> **TASK BRIEF**: Will you extract the entries word for word? Images should not appear in the copy.

(Rows from a dataset of charts and code)
* * *

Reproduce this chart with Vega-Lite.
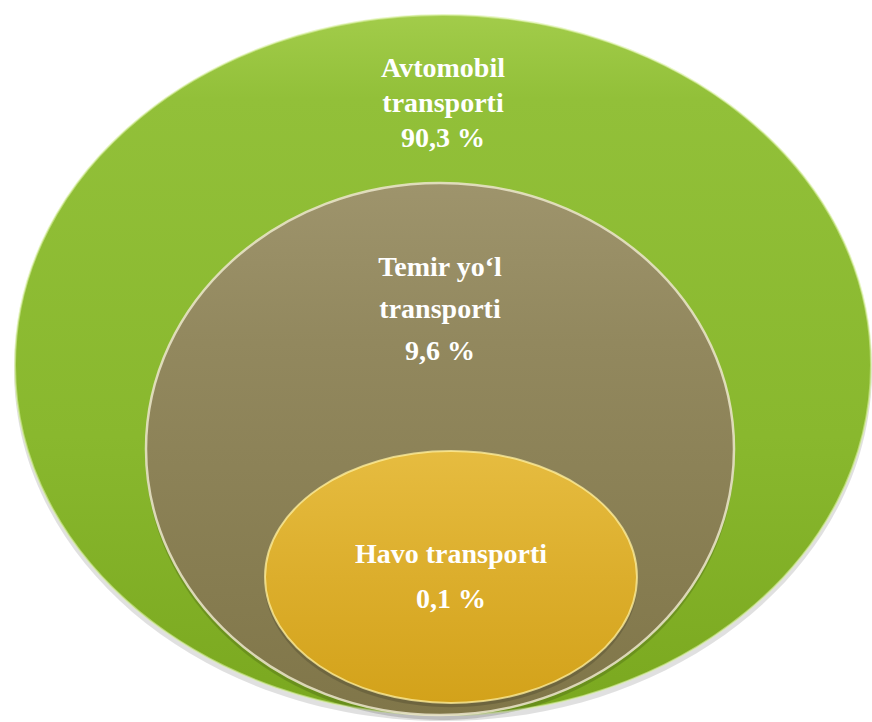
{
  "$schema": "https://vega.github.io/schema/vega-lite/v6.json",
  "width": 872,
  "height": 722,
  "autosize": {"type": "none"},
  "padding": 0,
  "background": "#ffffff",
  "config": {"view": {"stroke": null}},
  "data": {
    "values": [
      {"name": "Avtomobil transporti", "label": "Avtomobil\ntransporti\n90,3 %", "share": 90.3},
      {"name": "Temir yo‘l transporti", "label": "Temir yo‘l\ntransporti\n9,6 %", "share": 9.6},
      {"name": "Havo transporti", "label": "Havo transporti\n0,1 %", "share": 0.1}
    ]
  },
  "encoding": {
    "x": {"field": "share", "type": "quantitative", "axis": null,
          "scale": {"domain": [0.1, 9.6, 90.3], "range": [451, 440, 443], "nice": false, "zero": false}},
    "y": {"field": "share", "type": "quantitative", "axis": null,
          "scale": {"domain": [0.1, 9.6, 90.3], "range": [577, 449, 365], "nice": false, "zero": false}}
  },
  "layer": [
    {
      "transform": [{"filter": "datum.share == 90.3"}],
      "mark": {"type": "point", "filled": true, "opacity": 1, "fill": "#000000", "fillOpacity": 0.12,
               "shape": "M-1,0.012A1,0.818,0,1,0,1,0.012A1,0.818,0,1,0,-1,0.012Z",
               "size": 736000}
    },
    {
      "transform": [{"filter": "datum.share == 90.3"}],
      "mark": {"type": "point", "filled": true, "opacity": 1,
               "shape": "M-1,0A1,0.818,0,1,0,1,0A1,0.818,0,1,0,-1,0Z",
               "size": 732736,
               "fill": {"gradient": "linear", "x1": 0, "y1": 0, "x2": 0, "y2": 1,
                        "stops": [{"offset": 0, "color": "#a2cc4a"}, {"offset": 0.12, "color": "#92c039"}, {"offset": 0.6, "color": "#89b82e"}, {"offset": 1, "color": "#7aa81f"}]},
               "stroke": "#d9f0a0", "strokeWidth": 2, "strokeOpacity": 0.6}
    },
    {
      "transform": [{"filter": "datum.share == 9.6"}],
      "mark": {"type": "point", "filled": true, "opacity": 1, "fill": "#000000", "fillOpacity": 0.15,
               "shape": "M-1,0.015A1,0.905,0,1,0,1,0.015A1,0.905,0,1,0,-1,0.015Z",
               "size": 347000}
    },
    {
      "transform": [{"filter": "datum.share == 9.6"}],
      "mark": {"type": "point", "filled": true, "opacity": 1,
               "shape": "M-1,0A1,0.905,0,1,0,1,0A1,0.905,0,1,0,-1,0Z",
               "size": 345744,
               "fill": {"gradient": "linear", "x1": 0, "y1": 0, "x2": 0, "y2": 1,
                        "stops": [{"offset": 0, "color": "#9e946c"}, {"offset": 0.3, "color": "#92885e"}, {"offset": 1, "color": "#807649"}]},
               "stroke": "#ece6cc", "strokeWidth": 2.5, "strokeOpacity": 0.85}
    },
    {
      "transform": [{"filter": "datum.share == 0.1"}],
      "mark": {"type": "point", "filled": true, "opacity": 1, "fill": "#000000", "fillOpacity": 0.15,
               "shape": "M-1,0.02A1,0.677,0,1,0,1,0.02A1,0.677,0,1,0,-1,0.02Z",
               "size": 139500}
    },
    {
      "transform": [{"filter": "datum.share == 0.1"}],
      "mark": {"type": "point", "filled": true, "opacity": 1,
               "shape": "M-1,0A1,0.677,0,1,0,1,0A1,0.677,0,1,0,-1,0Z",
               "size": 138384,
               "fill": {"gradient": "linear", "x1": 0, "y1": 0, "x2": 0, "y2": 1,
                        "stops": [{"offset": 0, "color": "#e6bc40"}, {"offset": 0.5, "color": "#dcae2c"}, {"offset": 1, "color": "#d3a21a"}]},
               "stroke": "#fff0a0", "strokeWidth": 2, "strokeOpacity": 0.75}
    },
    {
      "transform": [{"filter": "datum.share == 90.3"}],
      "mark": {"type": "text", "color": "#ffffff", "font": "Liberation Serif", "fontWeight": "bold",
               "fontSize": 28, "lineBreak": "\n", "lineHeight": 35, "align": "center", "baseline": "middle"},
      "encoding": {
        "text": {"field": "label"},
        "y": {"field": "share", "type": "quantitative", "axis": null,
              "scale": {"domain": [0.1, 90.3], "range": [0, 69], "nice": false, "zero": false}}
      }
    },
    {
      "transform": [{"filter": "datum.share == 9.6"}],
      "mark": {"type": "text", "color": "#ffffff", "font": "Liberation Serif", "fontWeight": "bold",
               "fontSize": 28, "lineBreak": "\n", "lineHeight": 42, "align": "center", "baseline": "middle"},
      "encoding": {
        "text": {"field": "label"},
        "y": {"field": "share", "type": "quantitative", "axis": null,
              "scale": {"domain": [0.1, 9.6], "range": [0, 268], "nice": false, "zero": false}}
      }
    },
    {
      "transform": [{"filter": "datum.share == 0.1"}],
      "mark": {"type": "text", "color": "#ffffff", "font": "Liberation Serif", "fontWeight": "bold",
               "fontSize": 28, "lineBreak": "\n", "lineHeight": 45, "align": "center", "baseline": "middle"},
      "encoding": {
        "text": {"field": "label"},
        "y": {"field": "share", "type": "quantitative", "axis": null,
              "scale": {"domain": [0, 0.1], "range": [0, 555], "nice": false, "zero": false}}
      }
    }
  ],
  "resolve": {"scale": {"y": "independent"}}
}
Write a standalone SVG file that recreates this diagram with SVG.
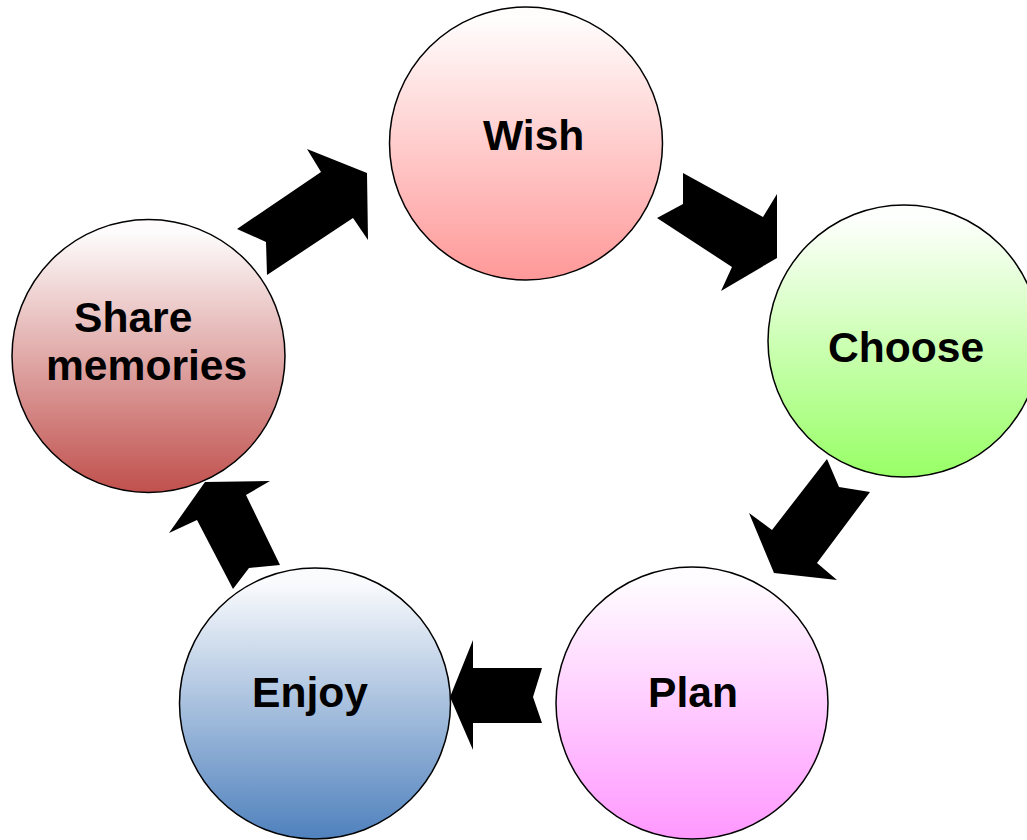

* * *

> **FINAL RESULT**:
Reproduce this chart with Vega-Lite.
{
  "$schema": "https://vega.github.io/schema/vega-lite/v6.json",
  "width": 872,
  "height": 722,
  "autosize": {"type": "none"},
  "padding": 0,
  "background": "#ffffff",
  "config": {"view": {"stroke": null}},
  "data": {
    "values": [
      {"name": "Avtomobil transporti", "label": "Avtomobil\ntransporti\n90,3 %", "share": 90.3},
      {"name": "Temir yo‘l transporti", "label": "Temir yo‘l\ntransporti\n9,6 %", "share": 9.6},
      {"name": "Havo transporti", "label": "Havo transporti\n0,1 %", "share": 0.1}
    ]
  },
  "encoding": {
    "x": {"field": "share", "type": "quantitative", "axis": null,
          "scale": {"domain": [0.1, 9.6, 90.3], "range": [451, 440, 443], "nice": false, "zero": false}},
    "y": {"field": "share", "type": "quantitative", "axis": null,
          "scale": {"domain": [0.1, 9.6, 90.3], "range": [577, 449, 365], "nice": false, "zero": false}}
  },
  "layer": [
    {
      "transform": [{"filter": "datum.share == 90.3"}],
      "mark": {"type": "point", "filled": true, "opacity": 1, "fill": "#000000", "fillOpacity": 0.12,
               "shape": "M-1,0.012A1,0.818,0,1,0,1,0.012A1,0.818,0,1,0,-1,0.012Z",
               "size": 736000}
    },
    {
      "transform": [{"filter": "datum.share == 90.3"}],
      "mark": {"type": "point", "filled": true, "opacity": 1,
               "shape": "M-1,0A1,0.818,0,1,0,1,0A1,0.818,0,1,0,-1,0Z",
               "size": 732736,
               "fill": {"gradient": "linear", "x1": 0, "y1": 0, "x2": 0, "y2": 1,
                        "stops": [{"offset": 0, "color": "#a2cc4a"}, {"offset": 0.12, "color": "#92c039"}, {"offset": 0.6, "color": "#89b82e"}, {"offset": 1, "color": "#7aa81f"}]},
               "stroke": "#d9f0a0", "strokeWidth": 2, "strokeOpacity": 0.6}
    },
    {
      "transform": [{"filter": "datum.share == 9.6"}],
      "mark": {"type": "point", "filled": true, "opacity": 1, "fill": "#000000", "fillOpacity": 0.15,
               "shape": "M-1,0.015A1,0.905,0,1,0,1,0.015A1,0.905,0,1,0,-1,0.015Z",
               "size": 347000}
    },
    {
      "transform": [{"filter": "datum.share == 9.6"}],
      "mark": {"type": "point", "filled": true, "opacity": 1,
               "shape": "M-1,0A1,0.905,0,1,0,1,0A1,0.905,0,1,0,-1,0Z",
               "size": 345744,
               "fill": {"gradient": "linear", "x1": 0, "y1": 0, "x2": 0, "y2": 1,
                        "stops": [{"offset": 0, "color": "#9e946c"}, {"offset": 0.3, "color": "#92885e"}, {"offset": 1, "color": "#807649"}]},
               "stroke": "#ece6cc", "strokeWidth": 2.5, "strokeOpacity": 0.85}
    },
    {
      "transform": [{"filter": "datum.share == 0.1"}],
      "mark": {"type": "point", "filled": true, "opacity": 1, "fill": "#000000", "fillOpacity": 0.15,
               "shape": "M-1,0.02A1,0.677,0,1,0,1,0.02A1,0.677,0,1,0,-1,0.02Z",
               "size": 139500}
    },
    {
      "transform": [{"filter": "datum.share == 0.1"}],
      "mark": {"type": "point", "filled": true, "opacity": 1,
               "shape": "M-1,0A1,0.677,0,1,0,1,0A1,0.677,0,1,0,-1,0Z",
               "size": 138384,
               "fill": {"gradient": "linear", "x1": 0, "y1": 0, "x2": 0, "y2": 1,
                        "stops": [{"offset": 0, "color": "#e6bc40"}, {"offset": 0.5, "color": "#dcae2c"}, {"offset": 1, "color": "#d3a21a"}]},
               "stroke": "#fff0a0", "strokeWidth": 2, "strokeOpacity": 0.75}
    },
    {
      "transform": [{"filter": "datum.share == 90.3"}],
      "mark": {"type": "text", "color": "#ffffff", "font": "Liberation Serif", "fontWeight": "bold",
               "fontSize": 28, "lineBreak": "\n", "lineHeight": 35, "align": "center", "baseline": "middle"},
      "encoding": {
        "text": {"field": "label"},
        "y": {"field": "share", "type": "quantitative", "axis": null,
              "scale": {"domain": [0.1, 90.3], "range": [0, 69], "nice": false, "zero": false}}
      }
    },
    {
      "transform": [{"filter": "datum.share == 9.6"}],
      "mark": {"type": "text", "color": "#ffffff", "font": "Liberation Serif", "fontWeight": "bold",
               "fontSize": 28, "lineBreak": "\n", "lineHeight": 42, "align": "center", "baseline": "middle"},
      "encoding": {
        "text": {"field": "label"},
        "y": {"field": "share", "type": "quantitative", "axis": null,
              "scale": {"domain": [0.1, 9.6], "range": [0, 268], "nice": false, "zero": false}}
      }
    },
    {
      "transform": [{"filter": "datum.share == 0.1"}],
      "mark": {"type": "text", "color": "#ffffff", "font": "Liberation Serif", "fontWeight": "bold",
               "fontSize": 28, "lineBreak": "\n", "lineHeight": 45, "align": "center", "baseline": "middle"},
      "encoding": {
        "text": {"field": "label"},
        "y": {"field": "share", "type": "quantitative", "axis": null,
              "scale": {"domain": [0, 0.1], "range": [0, 555], "nice": false, "zero": false}}
      }
    }
  ],
  "resolve": {"scale": {"y": "independent"}}
}
Write a standalone SVG file that recreates this diagram with SVG.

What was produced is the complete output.